:: Dataset content ::

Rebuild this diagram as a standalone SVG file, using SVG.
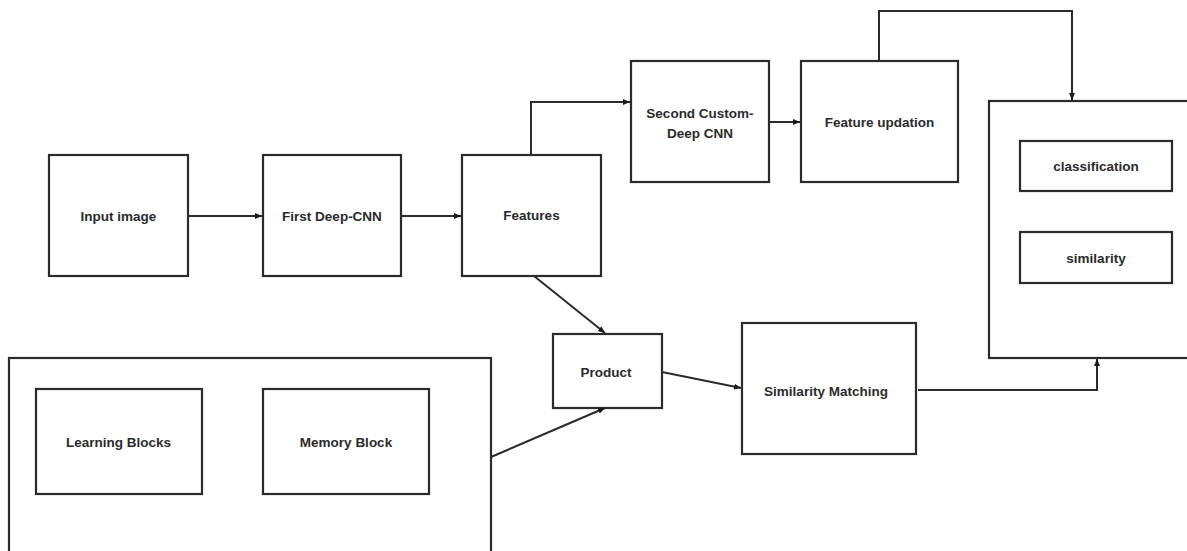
<svg xmlns="http://www.w3.org/2000/svg" width="1187" height="551" viewBox="0 0 1187 551">
<defs>
<style>
.box{fill:#fff;stroke:#2b2b2b;stroke-width:2.2}
.lbl{font-family:"Liberation Sans",Arial,sans-serif;font-weight:700;font-size:13.5px;fill:#2b2b2b;text-anchor:middle;dominant-baseline:central}
.con{fill:none;stroke:#2b2b2b;stroke-width:2}
</style>
<marker id="arr" markerUnits="userSpaceOnUse" markerWidth="8" markerHeight="8" refX="7" refY="3.5" orient="auto">
<path d="M0,0.5 L7,3.5 L0,6.5 Z" fill="#1a1a1a"/>
</marker>
</defs>
<rect width="1187" height="551" fill="#fff"/>
<g id="input-image"><rect class="box" x="49" y="155" width="139" height="121"/><text class="lbl" x="118.5" y="216">Input image</text></g>
<g id="first-deep-cnn"><rect class="box" x="263" y="155" width="138" height="121"/><text class="lbl" x="332" y="216">First Deep-CNN</text></g>
<g id="features"><rect class="box" x="462" y="155" width="139" height="121"/><text class="lbl" x="531.5" y="215">Features</text></g>
<g id="second-cnn"><rect class="box" x="631" y="61" width="138" height="121"/><text class="lbl" x="700" y="113">Second Custom-</text><text class="lbl" x="700" y="133">Deep CNN</text></g>
<g id="feature-updation"><rect class="box" x="801" y="61" width="157" height="121"/><text class="lbl" x="879.5" y="122">Feature updation</text></g>
<g id="output"><rect class="box" x="989" y="101" width="210" height="257"/>
<g id="classification"><rect class="box" x="1020" y="141" width="152" height="50"/><text class="lbl" x="1096" y="166">classification</text></g>
<g id="similarity"><rect class="box" x="1020" y="232" width="152" height="51"/><text class="lbl" x="1096" y="258">similarity</text></g>
</g>
<g id="product"><rect class="box" x="553" y="334" width="109" height="74"/><text class="lbl" x="606" y="372">Product</text></g>
<g id="similarity-matching"><rect class="box" x="742" y="323" width="174" height="131"/><text class="lbl" x="826" y="391">Similarity Matching</text></g>
<g id="learning-memory"><rect class="box" x="9" y="358" width="482" height="200"/>
<g id="learning-blocks"><rect class="box" x="36" y="389" width="166" height="105"/><text class="lbl" x="118.5" y="442">Learning Blocks</text></g>
<g id="memory-block"><rect class="box" x="263" y="389" width="166" height="105"/><text class="lbl" x="346" y="442">Memory Block</text></g>
</g>
<g id="connectors">
<path class="con" d="M188,216 H262" marker-end="url(#arr)"/>
<path class="con" d="M401,216 H461" marker-end="url(#arr)"/>
<path class="con" d="M531,155 V102 H630" marker-end="url(#arr)"/>
<path class="con" d="M769,122 H800" marker-end="url(#arr)"/>
<path class="con" d="M879,61 V11 H1072 V100" marker-end="url(#arr)"/>
<path class="con" d="M534,276 L605,333" marker-end="url(#arr)"/>
<path class="con" d="M491,457 L605,408" marker-end="url(#arr)"/>
<path class="con" d="M662,372 L741,388" marker-end="url(#arr)"/>
<path class="con" d="M918,390 H1097 V359" marker-end="url(#arr)"/>
</g>
</svg>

:::

### Written exercise
Do not copy the pictures, but repeat every line exactly.

### Result
Rebuild this diagram as a standalone SVG file, using SVG.
<svg xmlns="http://www.w3.org/2000/svg" width="1187" height="551" viewBox="0 0 1187 551">
<defs>
<style>
.box{fill:#fff;stroke:#2b2b2b;stroke-width:2.2}
.lbl{font-family:"Liberation Sans",Arial,sans-serif;font-weight:700;font-size:13.5px;fill:#2b2b2b;text-anchor:middle;dominant-baseline:central}
.con{fill:none;stroke:#2b2b2b;stroke-width:2}
</style>
<marker id="arr" markerUnits="userSpaceOnUse" markerWidth="8" markerHeight="8" refX="7" refY="3.5" orient="auto">
<path d="M0,0.5 L7,3.5 L0,6.5 Z" fill="#1a1a1a"/>
</marker>
</defs>
<rect width="1187" height="551" fill="#fff"/>
<g id="input-image"><rect class="box" x="49" y="155" width="139" height="121"/><text class="lbl" x="118.5" y="216">Input image</text></g>
<g id="first-deep-cnn"><rect class="box" x="263" y="155" width="138" height="121"/><text class="lbl" x="332" y="216">First Deep-CNN</text></g>
<g id="features"><rect class="box" x="462" y="155" width="139" height="121"/><text class="lbl" x="531.5" y="215">Features</text></g>
<g id="second-cnn"><rect class="box" x="631" y="61" width="138" height="121"/><text class="lbl" x="700" y="113">Second Custom-</text><text class="lbl" x="700" y="133">Deep CNN</text></g>
<g id="feature-updation"><rect class="box" x="801" y="61" width="157" height="121"/><text class="lbl" x="879.5" y="122">Feature updation</text></g>
<g id="output"><rect class="box" x="989" y="101" width="210" height="257"/>
<g id="classification"><rect class="box" x="1020" y="141" width="152" height="50"/><text class="lbl" x="1096" y="166">classification</text></g>
<g id="similarity"><rect class="box" x="1020" y="232" width="152" height="51"/><text class="lbl" x="1096" y="258">similarity</text></g>
</g>
<g id="product"><rect class="box" x="553" y="334" width="109" height="74"/><text class="lbl" x="606" y="372">Product</text></g>
<g id="similarity-matching"><rect class="box" x="742" y="323" width="174" height="131"/><text class="lbl" x="826" y="391">Similarity Matching</text></g>
<g id="learning-memory"><rect class="box" x="9" y="358" width="482" height="200"/>
<g id="learning-blocks"><rect class="box" x="36" y="389" width="166" height="105"/><text class="lbl" x="118.5" y="442">Learning Blocks</text></g>
<g id="memory-block"><rect class="box" x="263" y="389" width="166" height="105"/><text class="lbl" x="346" y="442">Memory Block</text></g>
</g>
<g id="connectors">
<path class="con" d="M188,216 H262" marker-end="url(#arr)"/>
<path class="con" d="M401,216 H461" marker-end="url(#arr)"/>
<path class="con" d="M531,155 V102 H630" marker-end="url(#arr)"/>
<path class="con" d="M769,122 H800" marker-end="url(#arr)"/>
<path class="con" d="M879,61 V11 H1072 V100" marker-end="url(#arr)"/>
<path class="con" d="M534,276 L605,333" marker-end="url(#arr)"/>
<path class="con" d="M491,457 L605,408" marker-end="url(#arr)"/>
<path class="con" d="M662,372 L741,388" marker-end="url(#arr)"/>
<path class="con" d="M918,390 H1097 V359" marker-end="url(#arr)"/>
</g>
</svg>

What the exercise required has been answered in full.